Transmettre challenge n° 18 : Tirez parti des interstices

Un interstice est une chose minuscule, un entre deux, une faille. C’est un peu de jeu entre les éléments qui composent une structure, quelques petites fentes dans les volets qui laissent passer la lumière ou des instants perdus dans l’attente d’une personne ou d’une information.

L’interstice est fort utile lorsque les agencements institutionnels paraissent coincés ou que le sentiment de manque de temps repousse toute action de transfert de savoir à plus tard.

Nous imaginons que des organigrammes, des règlements et des procédures décrivent finement le fonctionnement d’une organisation ou d’une tâche, alors qu’en fait des imprévus, des impondérables des zones d’indécision subsistent, des temps minuscules hors de contrôle. Ces zones sont des interstices organisationnels. Ils ont été identifiés de longue date, par exemple dans l’analyse des phénomènes de pouvoir au cœur des organisations (cf. Travaux de Michel Crozier).

Il existe trois grandes sortes d’interstices :

  • Interstices spatiaux :  des lieux de passage, des territoires non revendiqués, des espaces aux fonctionnalités floues ;
  • Interstices moraux : des sujets non tranchés, non débattus, en cours de construction ;
  • Interstices temporels : les temps flous entre deux activités, les temps d’attente entre deux réunions, les temps de déplacement d’un endroit à l’autre de l’organisation.

Dans ces interstices, des apprentissages informels se produisent de façon souterraine, invisible, à la marge d’autres activités dont l’objet premier n’est pas d’apprendre. Ce faisant, a posteriori, l’on constate que la participation à une activité, a été apprenante.

Pour faire de de ces interstices organisationnels des leviers d’apprentissage sont les suivants :

  • Favoriser une culture de partages informels en tirant parti des échanges à la marge de projets, des temps libérés de contraintes où des expressions ;
  • Accepter de ne pas tout prévoir dans les procédures, laisser la possibilité de co-construire des intentions et des projets communs ;
  • Encourager les prises d’initiatives individuelles et collectives, reconnaître les initiatives qui fonctionnent ;
  • Éviter de stigmatiser les pratiques marginales ;
  • Laisser des espaces et des temps aux petits groupes qui s’auto-organisent ;
  • Créer des boucles itératives entre apprentissage formel et informel.

L’enjeu actuel de la transformation pédagogique est moins de chercher à vaincre les « résistances au changement » ou d’énoncer une vision tonitruante sur les bonnes méthodes à adopter (numérique, de co-design, de facilitation etc.), que de rendre l’appropriation désirable.

Le désir sera d’autant plus grand que la valeur ajoutée d’une nouvelle méthode pédagogique sera perceptible et bien réelle.

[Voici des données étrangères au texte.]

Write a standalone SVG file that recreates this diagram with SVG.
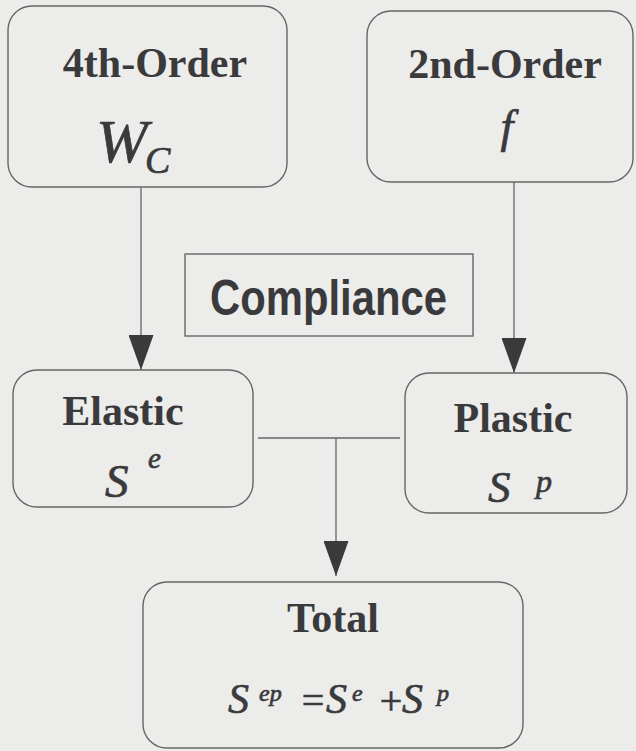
<svg xmlns="http://www.w3.org/2000/svg" width="636" height="751" viewBox="0 0 636 751">
  <defs>
    <marker id="head" viewBox="0 0 35 25" refX="35" refY="12.5" markerWidth="35" markerHeight="25" markerUnits="userSpaceOnUse" orient="auto">
      <path d="M0,0 L35,12.5 L0,25 Z" fill="#3a3a3c"/>
    </marker>
    <style>
      .box { fill: none; stroke: #666; stroke-width: 1.4; }
      .wire { fill: none; stroke: #666; stroke-width: 1.3; }
      .serif { font-family: 'Liberation Serif', 'Times New Roman', 'DejaVu Serif', serif; }
      .title { font-weight: bold; font-size: 42px; fill: #3a3a3c; text-anchor: middle; }
      .math { font-style: italic; fill: #3a3a3c; stroke: #3a3a3c; stroke-width: 0.7; }
      .op { fill: #3a3a3c; stroke: #3a3a3c; stroke-width: 0.7; text-anchor: middle; font-size: 40px; }
      .sans { font-family: 'Liberation Sans', Arial, Helvetica, sans-serif; font-weight: bold; font-size: 50px; fill: #3a3a3c; }
    </style>
  </defs>
  <rect width="636" height="751" fill="#ececea"/>

  <g id="connectors">
    <line class="wire" x1="141" y1="187" x2="141" y2="370" marker-end="url(#head)"/>
    <line class="wire" x1="514" y1="182" x2="514" y2="373" marker-end="url(#head)"/>
    <line class="wire" x1="258" y1="438" x2="400" y2="438"/>
    <line class="wire" x1="336" y1="438" x2="336" y2="576" marker-end="url(#head)"/>
  </g>

  <g id="fourth-order" class="serif">
    <rect class="box" x="8" y="6" width="279" height="181" rx="24"/>
    <text class="title" x="155" y="77">4th-Order</text>
    <text class="math" x="96" y="162" font-size="62">W</text>
    <text class="math" x="145" y="173" font-size="38">C</text>
  </g>

  <g id="second-order" class="serif">
    <rect class="box" x="367" y="11" width="266" height="171" rx="24"/>
    <text class="title" x="505" y="78" font-size="41">2nd-Order</text>
    <text class="math" x="507" y="142" font-size="46" text-anchor="middle">f</text>
  </g>

  <g id="compliance">
    <rect class="box" x="185" y="254" width="288" height="82"/>
    <text class="sans" x="210" y="315" textLength="237" lengthAdjust="spacingAndGlyphs">Compliance</text>
  </g>

  <g id="elastic" class="serif">
    <rect class="box" x="13" y="370" width="240" height="137" rx="24"/>
    <text class="title" x="123" y="425">Elastic</text>
    <text class="math" x="105" y="497" font-size="47">S</text>
    <text class="math" x="148" y="468" font-size="29">e</text>
  </g>

  <g id="plastic" class="serif">
    <rect class="box" x="405" y="373" width="222" height="140" rx="24"/>
    <text class="title" x="513" y="432">Plastic</text>
    <text class="math" x="488" y="502" font-size="45">S</text>
    <text class="math" x="536" y="492" font-size="32">p</text>
  </g>

  <g id="total" class="serif">
    <rect class="box" x="143" y="582" width="380" height="166" rx="24"/>
    <text class="title" x="333" y="632" font-size="40">Total</text>
    <text class="math" x="228" y="713" font-size="42">S</text>
    <text class="math" x="259" y="701" font-size="24">ep</text>
    <text class="op" x="313" y="714">=</text>
    <text class="math" x="326" y="713" font-size="42">S</text>
    <text class="math" x="352" y="701" font-size="24">e</text>
    <text class="op" x="391" y="714">+</text>
    <text class="math" x="402" y="713" font-size="42">S</text>
    <text class="math" x="437" y="701" font-size="24">p</text>
  </g>
</svg>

Pour constituer un environnement où les idées, les informations, les projets se glissent en douceur dans l’existant, se greffent et grandissent, il s’agit moins d’affirmer sa raison et plus de démultiplier les expérimentations.

La pédagogie de l’interstice est toute de modestie. Elle s’immisce sur des terrains laissés en friche ou saisit les opportunités de sujets neufs à défricher.

Alors la prochaine fois qu’il y aura une situation imprévue, une perte de temps ou un débat non tranché, tirez parti de l’interstice offerte.